# [What the task asks]
Do not copy the pictures; transcribe all other material exactly.

* Start *

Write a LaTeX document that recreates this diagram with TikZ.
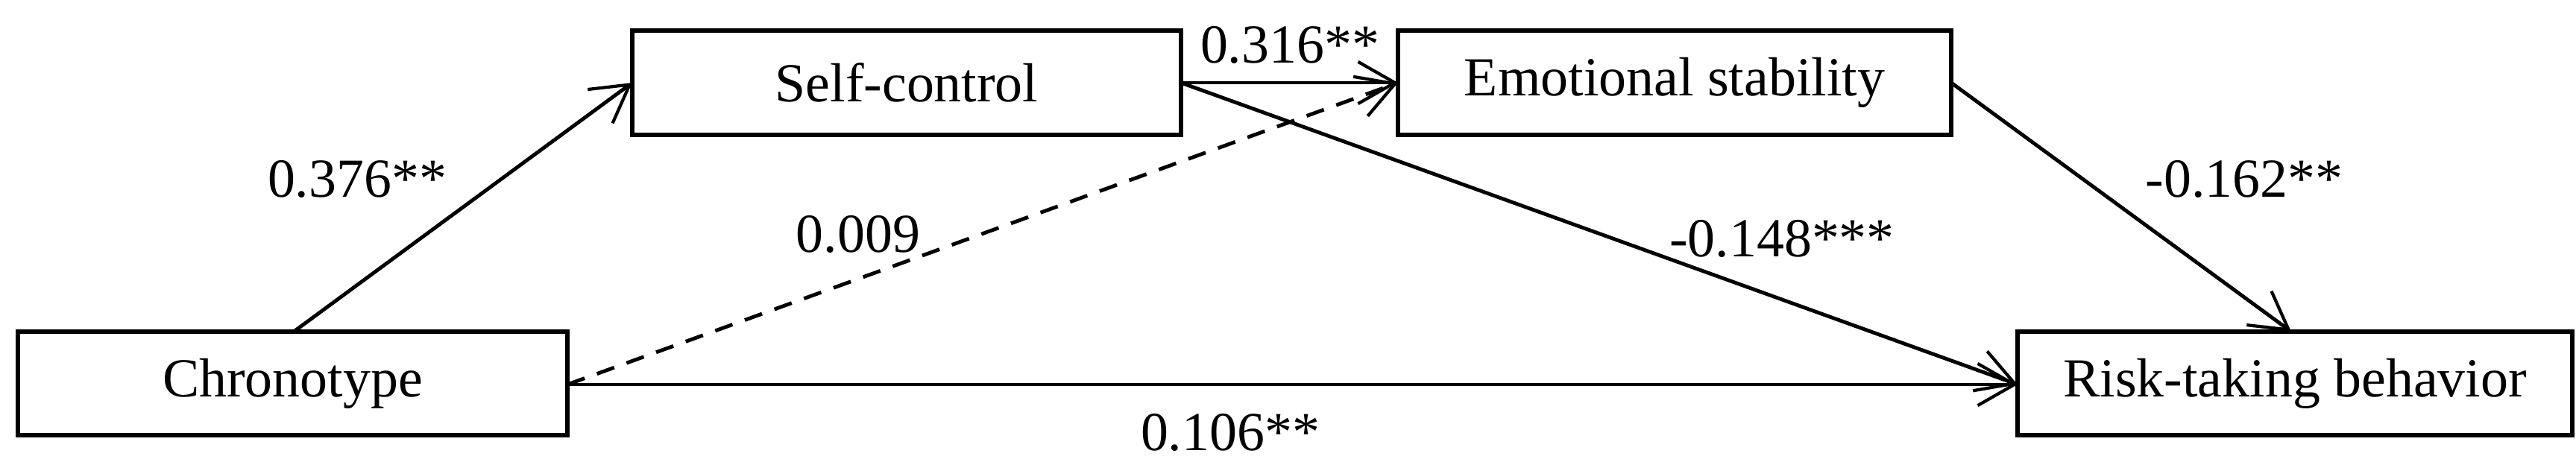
\documentclass[tikz,border=0pt]{standalone}
\usepackage{fontspec}
\setmainfont{Liberation Serif}
\usetikzlibrary{arrows.meta}
\begin{document}
\begin{tikzpicture}[x=0.01cm,y=-0.01cm,
  box/.style={draw,line width=1.6pt,inner sep=0pt,font=\fontsize{21}{25}\selectfont},
  lbl/.style={font=\fontsize{21}{25}\selectfont,inner sep=0pt},
  arr/.style={-{Straight Barb[length=14pt,width=16pt,line width=1.2pt]},line width=1.4pt}]
\useasboundingbox (0,0) rectangle (3455,623);
\node[box] (chr) at (392.5,514.5) [minimum width=7.37cm,minimum height=1.39cm] {Chronotype};
\node[box] (sc) at (1216,111) [minimum width=7.36cm,minimum height=1.40cm] {Self-control};
\node[box] (es) at (2246,111) [minimum width=7.42cm,minimum height=1.40cm] {Emotional stability};
\node[box] (rt) at (3078,514.5) [minimum width=7.44cm,minimum height=1.39cm] {Risk-taking behavior};
\coordinate (chrT) at (394,445);
\coordinate (chrR) at (761,516);
\coordinate (scL) at (848,111);
\coordinate (scR) at (1584,111);
\coordinate (esL) at (1875,111);
\coordinate (esR) at (2617,111);
\coordinate (rtL) at (2706,516);
\coordinate (rtT) at (3073,445);
\draw[arr] (chrT) -- (scL);
\draw[arr] (scR) -- (esL);
\draw[arr] (scR) -- (rtL);
\draw[arr,dash pattern=on 7pt off 5pt] (chrR) -- (esL);
\draw[arr] (chrR) -- (rtL);
\draw[arr] (esR) -- (rtT);
\node[lbl] (l1) at (479,240) {0.376**};
\node[lbl] (l2) at (1730,60) {0.316**};
\node[lbl] (l3) at (1151,314) {0.009};
\node[lbl] (l4) at (1650,580) {0.106**};
\node[lbl] (l5) at (3010,240) {-0.162**};
\node[lbl] (l6) at (2390,320) {-0.148***};
\end{tikzpicture}
\end{document}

* End *

# [Result of this exercise]
Write a LaTeX document that recreates this diagram with TikZ.
\documentclass[tikz,border=0pt]{standalone}
\usepackage{fontspec}
\setmainfont{Liberation Serif}
\usetikzlibrary{arrows.meta}
\begin{document}
\begin{tikzpicture}[x=0.01cm,y=-0.01cm,
  box/.style={draw,line width=1.6pt,inner sep=0pt,font=\fontsize{21}{25}\selectfont},
  lbl/.style={font=\fontsize{21}{25}\selectfont,inner sep=0pt},
  arr/.style={-{Straight Barb[length=14pt,width=16pt,line width=1.2pt]},line width=1.4pt}]
\useasboundingbox (0,0) rectangle (3455,623);
\node[box] (chr) at (392.5,514.5) [minimum width=7.37cm,minimum height=1.39cm] {Chronotype};
\node[box] (sc) at (1216,111) [minimum width=7.36cm,minimum height=1.40cm] {Self-control};
\node[box] (es) at (2246,111) [minimum width=7.42cm,minimum height=1.40cm] {Emotional stability};
\node[box] (rt) at (3078,514.5) [minimum width=7.44cm,minimum height=1.39cm] {Risk-taking behavior};
\coordinate (chrT) at (394,445);
\coordinate (chrR) at (761,516);
\coordinate (scL) at (848,111);
\coordinate (scR) at (1584,111);
\coordinate (esL) at (1875,111);
\coordinate (esR) at (2617,111);
\coordinate (rtL) at (2706,516);
\coordinate (rtT) at (3073,445);
\draw[arr] (chrT) -- (scL);
\draw[arr] (scR) -- (esL);
\draw[arr] (scR) -- (rtL);
\draw[arr,dash pattern=on 7pt off 5pt] (chrR) -- (esL);
\draw[arr] (chrR) -- (rtL);
\draw[arr] (esR) -- (rtT);
\node[lbl] (l1) at (479,240) {0.376**};
\node[lbl] (l2) at (1730,60) {0.316**};
\node[lbl] (l3) at (1151,314) {0.009};
\node[lbl] (l4) at (1650,580) {0.106**};
\node[lbl] (l5) at (3010,240) {-0.162**};
\node[lbl] (l6) at (2390,320) {-0.148***};
\end{tikzpicture}
\end{document}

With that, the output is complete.